Se corre el riesgo de que lleguen a las posiciones más delicadas del sistema de justicia personas sin herramientas técnicas ni jurídicas para ejercer esa función. Porque juzgar no es simplemente opinar: es realizar uno de los ejercicios más complejos que puede delegar un Estado. Requiere método, formación, rigor, y una ética que no nace en campaña. Lo que está en juego no es solo la integridad del sistema judicial, sino la vida concreta de millones de personas que alguna vez dependerán de una sentencia bien fundada.
Una reforma que debilita al Poder Judicial no solo afecta a los jueces. Nos afecta a todas las personas que, alguna vez en la vida, por voluntad o por necesidad, tendremos que acudir a él para defender nuestros derechos, nuestra familia o nuestro patrimonio.
Entre el hartazgo y la ausencia
Muchos han optado por la abstención como forma de rechazo. Es comprensible. Pero me inquieta que la única forma visible de disentir sea desaparecer. En un país donde históricamente se ha excluido a las mayorías de la conversación pública, ausentarse, aunque sea por razones legítimas, corre el riesgo de ser leído como indiferencia.
Disentir no debería significar hacerse a un lado. También se puede disentir estando ahí.

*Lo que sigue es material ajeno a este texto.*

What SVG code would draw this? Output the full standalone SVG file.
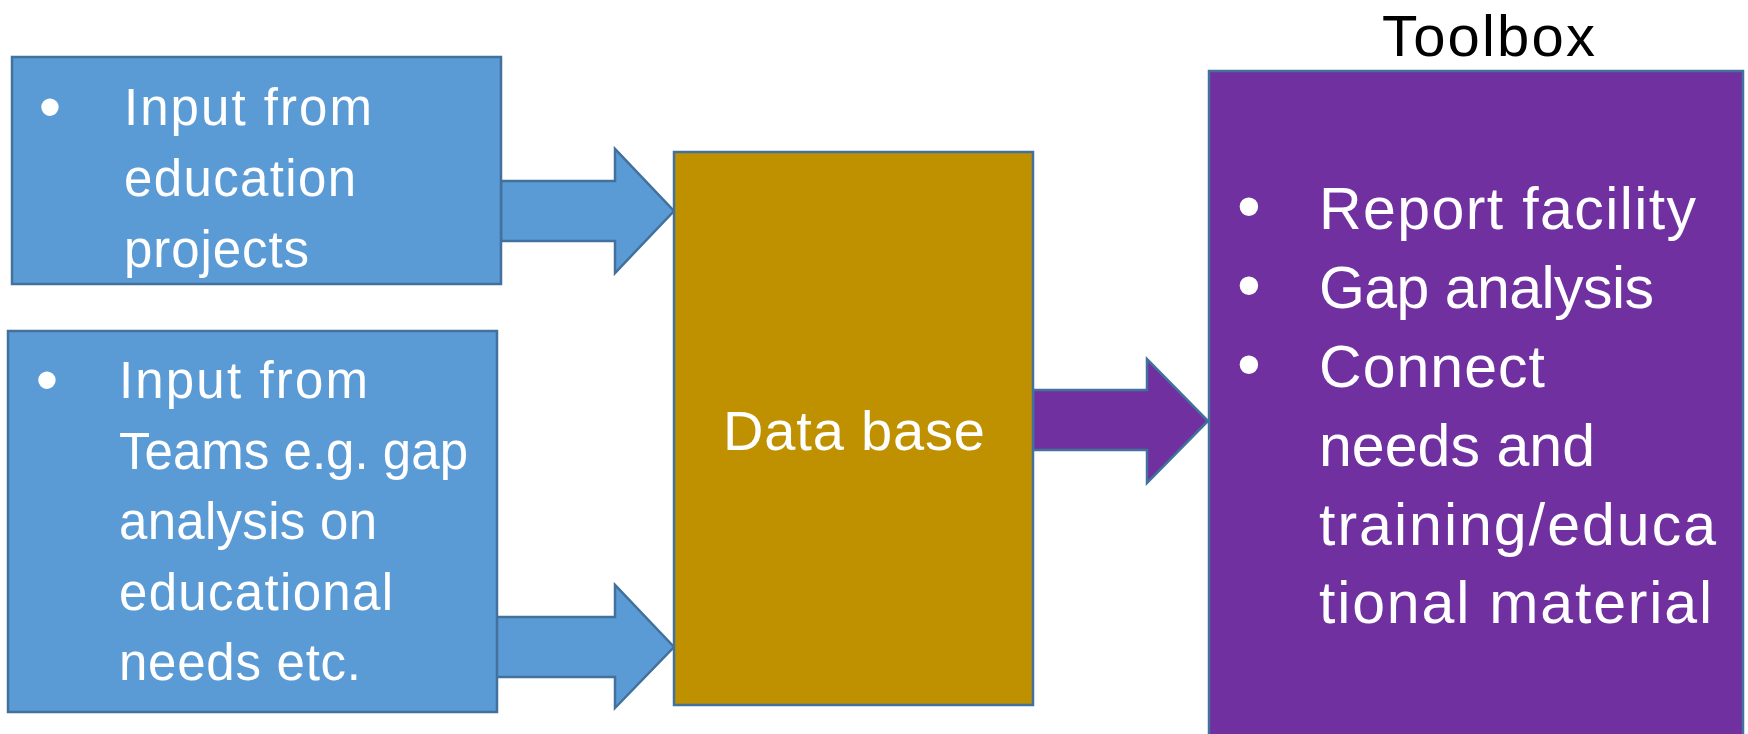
<svg xmlns="http://www.w3.org/2000/svg" width="1748" height="734" viewBox="0 0 1748 734">
<style>
.blue{fill:#5B9BD5;stroke:#41719C;stroke-width:2.5}
.gold{fill:#BF9000;stroke:#41719C;stroke-width:2.5}
.purple{fill:#7030A0;stroke:#41719C;stroke-width:2.5}
.t{font-family:"Liberation Sans",Arial,sans-serif;fill:#ffffff}
.b50{font-size:51px}
.b58{font-size:59px}
.bul{font-family:"Liberation Sans",Arial,sans-serif;fill:#ffffff;text-anchor:middle}
</style>
<rect width="1748" height="734" fill="#ffffff"/>
<g id="connectors">
<polygon class="blue" points="501,181 615,181 615,149 674,211 615,273 615,241 501,241"/>
<polygon class="blue" points="496,617 615,617 615,585 674,647 615,708 615,677 496,677"/>
<polygon class="purple" points="1033,390 1147,390 1147,359 1208,421 1147,483 1147,450 1033,450"/>
</g>
<g id="node-education">
<rect class="blue" x="12" y="57" width="489" height="227"/>
<text class="bul" x="50" y="129" font-size="64">•</text>
<text class="t b50" x="124" y="125" textLength="248">Input from</text>
<text class="t b50" x="124" y="196" textLength="232">education</text>
<text class="t b50" x="124" y="267" textLength="185">projects</text>
</g>
<g id="node-teams">
<rect class="blue" x="8" y="331" width="489" height="381"/>
<text class="bul" x="47" y="402" font-size="64">•</text>
<text class="t b50" x="119" y="398" textLength="249">Input from</text>
<text class="t b50" x="119" y="469" textLength="349">Teams e.g. gap</text>
<text class="t b50" x="119" y="539" textLength="258">analysis on</text>
<text class="t b50" x="119" y="610" textLength="274">educational</text>
<text class="t b50" x="119" y="680" textLength="242">needs etc.</text>
</g>
<g id="node-database">
<rect class="gold" x="674" y="152" width="359" height="553"/>
<text class="t" x="854" y="450" font-size="56" text-anchor="middle" textLength="262">Data base</text>
</g>
<g id="node-toolbox">
<text x="1382" y="56" font-family="Liberation Sans, Arial, sans-serif" font-size="58" fill="#000000" textLength="213">Toolbox</text>
<rect class="purple" x="1209" y="71" width="534" height="680"/>
<text class="bul" x="1249" y="229" font-size="68">•</text>
<text class="bul" x="1249" y="308" font-size="68">•</text>
<text class="bul" x="1249" y="387" font-size="68">•</text>
<text class="t b58" x="1319" y="229" textLength="377">Report facility</text>
<text class="t b58" x="1319" y="308" textLength="335">Gap analysis</text>
<text class="t b58" x="1319" y="387" textLength="226">Connect</text>
<text class="t b58" x="1319" y="466" textLength="276">needs and</text>
<text class="t b58" x="1319" y="545" textLength="397">training/educa</text>
<text class="t b58" x="1319" y="623" textLength="393">tional material</text>
</g>
</svg>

Anular el voto, por ejemplo, no es resignación: es testimonio. Es una forma de ocupar el espacio sin avalarlo. De decir “no estoy de acuerdo” de forma explícita.
Me duele la reforma, y me duele no poder marcar una boleta para decir que no. No puedo votar desde donde estoy, pero sí puedo decir esto: ojalá más personas se atrevan a estar presente y explícitamente en contra. Incluso cuando el proceso esté torcido. O precisamente justo por eso.
Yo sí quiero creer en las instituciones
Puedo pecar de ignorante o idealista, pero yo sí quiero creer en las instituciones. No quiero una democracia sin ellas. Quiero instituciones que resistan al poder, no que se acomoden a él. Y eso solo es posible si dejamos de ser una ciudadanía dócil, complaciente, fácil de ignorar.
La democracia no se construye únicamente con votos favorables, sino con voces críticas. No se sostiene solo con quienes aplauden, sino con quienes vigilan. No se transforma desde la ausencia, sino desde la exigencia.
Sí, el proceso está mal diseñado. Sí, hay simulación. Pero el poder también se alimenta del silencio. Por eso necesitamos hacernos presentes. No necesariamente para legitimar lo que está ocurriendo, sino para incomodarlo.
Esta no es una elección más
Esta elección no resolverá los problemas de la justicia en México. Pero sí puede mostrar hasta qué punto hemos normalizado que las instituciones se usen para consolidar el poder en vez de limitarlo. La anulación del voto, pública, crítica, razonada, puede ser una forma de rechazar el juego sin abandonar el tablero.
No me interesa idealizar el voto, ni romantizar su impacto. Pero sí me importa que el mensaje no sea la resignación. Porque lo que está en juego no es solo quién juzga, sino si aún tenemos algo que decir sobre la justicia.
Debemos ser una ciudadanía incómoda al poder
La verdadera democracia no necesita gente agradecida. Necesita gente exigente. Ciudadanía que estorbe, que observe, que incomode. Porque sólo desde esa incomodidad se puede corregir el rumbo.
Ojalá quienes sí pueden votar, lo hagan. No por entusiasmo, sino por responsabilidad. No para legitimar, sino para expresar. Que llenen la boleta con un “no”, con una consigna, con un reclamo. Pero que estén.
Porque el poder quiere una ciudadanía dócil. Y lo que necesitamos hoy, más que nunca, es una ciudadanía incómoda al poder.